§ **Stated goal**:
Your task is to repeat the lines below exactly, excluding any pictures they contain.

───── Supplied data ─────

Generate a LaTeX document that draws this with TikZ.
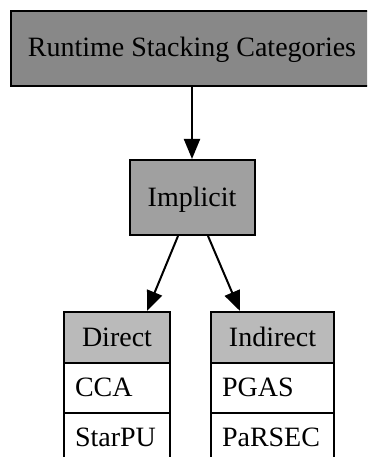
\documentclass[tikz,border=0pt]{standalone}
\usepackage{fontspec}
\setmainfont{Liberation Serif}
\usetikzlibrary{arrows.meta,calc}
\definecolor{topgray}{HTML}{888888}
\definecolor{midgray}{HTML}{A0A0A0}
\definecolor{headgray}{HTML}{BABABA}
\tikzset{
  box/.style={draw=black, line width=2pt, rectangle, inner sep=0pt,
    font=\rmfamily\fontsize{28}{34}\selectfont, text height=22pt, text depth=5pt},
  cell/.style={box, fill=white, inner xsep=11pt, align=left, minimum height=50pt},
  conn/.style={line width=2pt, -{Triangle[length=20pt,width=16pt]}}
}
\begin{document}
\begin{tikzpicture}[x=1pt,y=1pt]
\useasboundingbox (0,0) rectangle (367,-457);
\clip (0,0) rectangle (367,-457);
\node[box, fill=topgray, minimum width=362pt, minimum height=75pt] (top) at (192,-48.5) {Runtime Stacking Categories};
\node[box, fill=midgray, minimum width=125pt, minimum height=75pt] (imp) at (192,-197.5) {Implicit};
% Direct record
\node[box, fill=headgray, minimum width=106pt, minimum height=51pt] (dhead) at (117,-337.5) {Direct};
\node[cell, text width=84pt] (dcca) at (117,-388) {CCA};
\node[cell, text width=84pt] (dstar) at (117,-438) {StarPU};
% Indirect record
\node[box, fill=headgray, minimum width=123pt, minimum height=51pt] (ihead) at (272.5,-337.5) {Indirect};
\node[cell, text width=101pt] (ipgas) at (272.5,-388) {PGAS};
\node[cell, text width=101pt] (iparsec) at (272.5,-438) {PaRSEC};
% connectors
\draw[conn] (top.south) -- (imp.north);
\draw[conn] ($(imp.south)+(-14,0)$) -- ($(dhead.north)+(30,0)$);
\draw[conn] ($(imp.south)+(16,0)$) -- ($(ihead.north)+(-32.5,0)$);
\end{tikzpicture}
\end{document}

─────

§ **Final result**:
Generate a LaTeX document that draws this with TikZ.
\documentclass[tikz,border=0pt]{standalone}
\usepackage{fontspec}
\setmainfont{Liberation Serif}
\usetikzlibrary{arrows.meta,calc}
\definecolor{topgray}{HTML}{888888}
\definecolor{midgray}{HTML}{A0A0A0}
\definecolor{headgray}{HTML}{BABABA}
\tikzset{
  box/.style={draw=black, line width=2pt, rectangle, inner sep=0pt,
    font=\rmfamily\fontsize{28}{34}\selectfont, text height=22pt, text depth=5pt},
  cell/.style={box, fill=white, inner xsep=11pt, align=left, minimum height=50pt},
  conn/.style={line width=2pt, -{Triangle[length=20pt,width=16pt]}}
}
\begin{document}
\begin{tikzpicture}[x=1pt,y=1pt]
\useasboundingbox (0,0) rectangle (367,-457);
\clip (0,0) rectangle (367,-457);
\node[box, fill=topgray, minimum width=362pt, minimum height=75pt] (top) at (192,-48.5) {Runtime Stacking Categories};
\node[box, fill=midgray, minimum width=125pt, minimum height=75pt] (imp) at (192,-197.5) {Implicit};
% Direct record
\node[box, fill=headgray, minimum width=106pt, minimum height=51pt] (dhead) at (117,-337.5) {Direct};
\node[cell, text width=84pt] (dcca) at (117,-388) {CCA};
\node[cell, text width=84pt] (dstar) at (117,-438) {StarPU};
% Indirect record
\node[box, fill=headgray, minimum width=123pt, minimum height=51pt] (ihead) at (272.5,-337.5) {Indirect};
\node[cell, text width=101pt] (ipgas) at (272.5,-388) {PGAS};
\node[cell, text width=101pt] (iparsec) at (272.5,-438) {PaRSEC};
% connectors
\draw[conn] (top.south) -- (imp.north);
\draw[conn] ($(imp.south)+(-14,0)$) -- ($(dhead.north)+(30,0)$);
\draw[conn] ($(imp.south)+(16,0)$) -- ($(ihead.north)+(-32.5,0)$);
\end{tikzpicture}
\end{document}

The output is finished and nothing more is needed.